Когда эти слухи дошли до Анки, она упала на лавку, беспомощно уронила руки и разрыдалась.

* * *

— Нет, соседушка, ты загляни мне в душу… В душу загляни да подивись, что в ней деется… Мало было ему родного батьку своего в тюрьму определить. Теперь он еще и в морду мне плюнул… И негде сыскать управу на него… Везде одно и то же ответствуют: атаману, мол, жалуйся… А что же мне делать, на Пашку да Пашке же жалобу подавать? Эх, жизня, мать ее… Господи, прости меня грешного.

Сосед, чахлый и немощный старичок, без всякой охоты слушал Тимофея, отвернувшись к окну. Когда-то Тимофей пренебрегал его соседством, нос воротил, не замечал бедного рыбака даже тогда, когда тот надрывался в его ватаге, даровым трудом помогая атаману копить богатство. За все прожитые бок о бок долгие годы нога Тимофея ни разу не ступила во двор к соседу. А теперь, гляди-ка, сам, без зова, пожаловал в курень, поручковался и вот уже который час сидит на деревянной, червями источенной скамейке, горе свое изливает перед соседом, слезу утирает.

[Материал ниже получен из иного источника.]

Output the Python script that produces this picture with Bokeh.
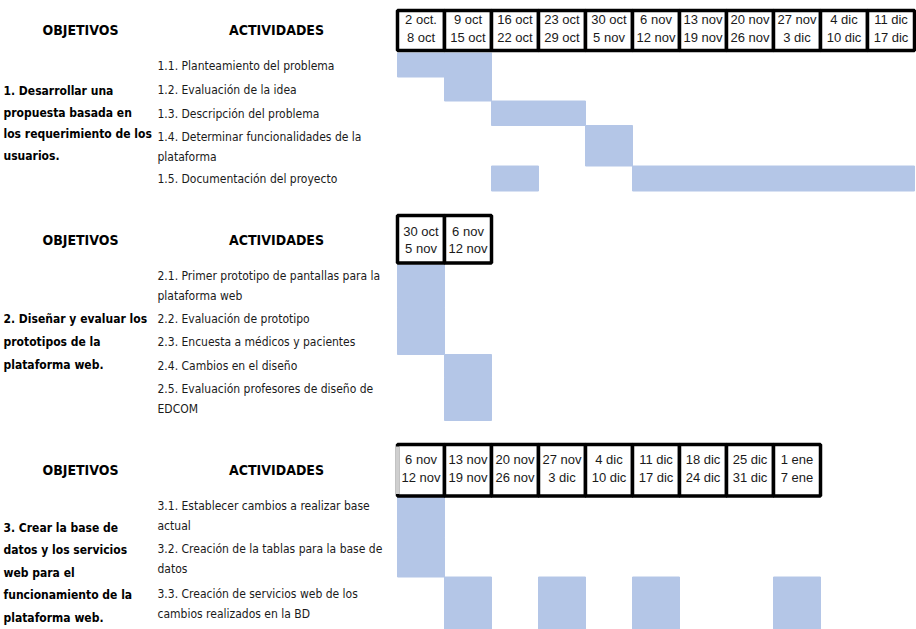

— Знать бы, что тут такое светопреставление, остался б там… Ить предлагали мне любую работу по вольному найму. Так нет же, отказался, дурак… А чем же там плохо было?.. Сиди себе в сторожке да у печки грейся. Кругом лес стеной стоит… Дров вволю… Оленьего мяса лопай от пуза… Должность у меня была наилучшая… Струменты выдавал заключенным. А жил в лесу волей вольной… отъелся на казенных хлебах, силов набрался… Чего бы мне, кажись… Ан нет. Думал: вот на хутор явлюсь, кликну свою ватагу, поставим паруса да так тряхнем стариной на родном морском просторе, что чертям тошно станет. Не думал, не гадал, что такая напасть ждет дома. Любо приветил сынок, веревками спеленал меня… Не-е-т! — захрипел Тимофей. — Не стерплю. Не снесу такой обиды. Убью! Ныне же прикончу его, басурмана!..

— Да ты потише, Тимофей Николаевич, — попросил хозяин. — Люди могут подумать, что я душегубством занимаюсь.

— И то верно. Эх, все-то во мне развинтилось, рассупонилось.

— А ты возьмись этак-то, — старик вытянул сухие жилистые руки, сжал кулаки, потянул их на себя, — за вожжи и попридерживай себя. Ты, видать, еще мощный, а с собою совладать не можешь.

— Во внутрях у меня клокочет, словно шторм бушует… Мысленное ли дело? Свой курень имею, а хуже бездомной собаки. По чужим базам скитаюсь. Эх, жизня!.. Давай, соседушка, еще по единой, — сказал захмелевший Тимофей, наливая в кружки самогон.

— Да уж придется, — согласился старик, облизывая губы.— От такого добра грех по нонешним временам отказываться, — он поднес ко рту кружку, и, прежде чем пригубить, сказал, вздыхая: — Дай-то бог, чтоб не последняя.

Анка часто уходила к Акимовне, иногда оставались у нее ночевать. Поэтому Павел пришел к ней с вечера. Он сильно недолюбливал Акимовну, чувствуя, что старуха ненавидела и презирала его. Анка как раз купала Валю. Павел вернулся на крыльцо, закурил. По небу низко бежали темные тучи, густо валил снег, порывами налетал шквальный ветер.

«Пожалуй, метель разыграется», — подумал Павел, перегнувшись через перила крыльца и поглядывая на молочную муть неба.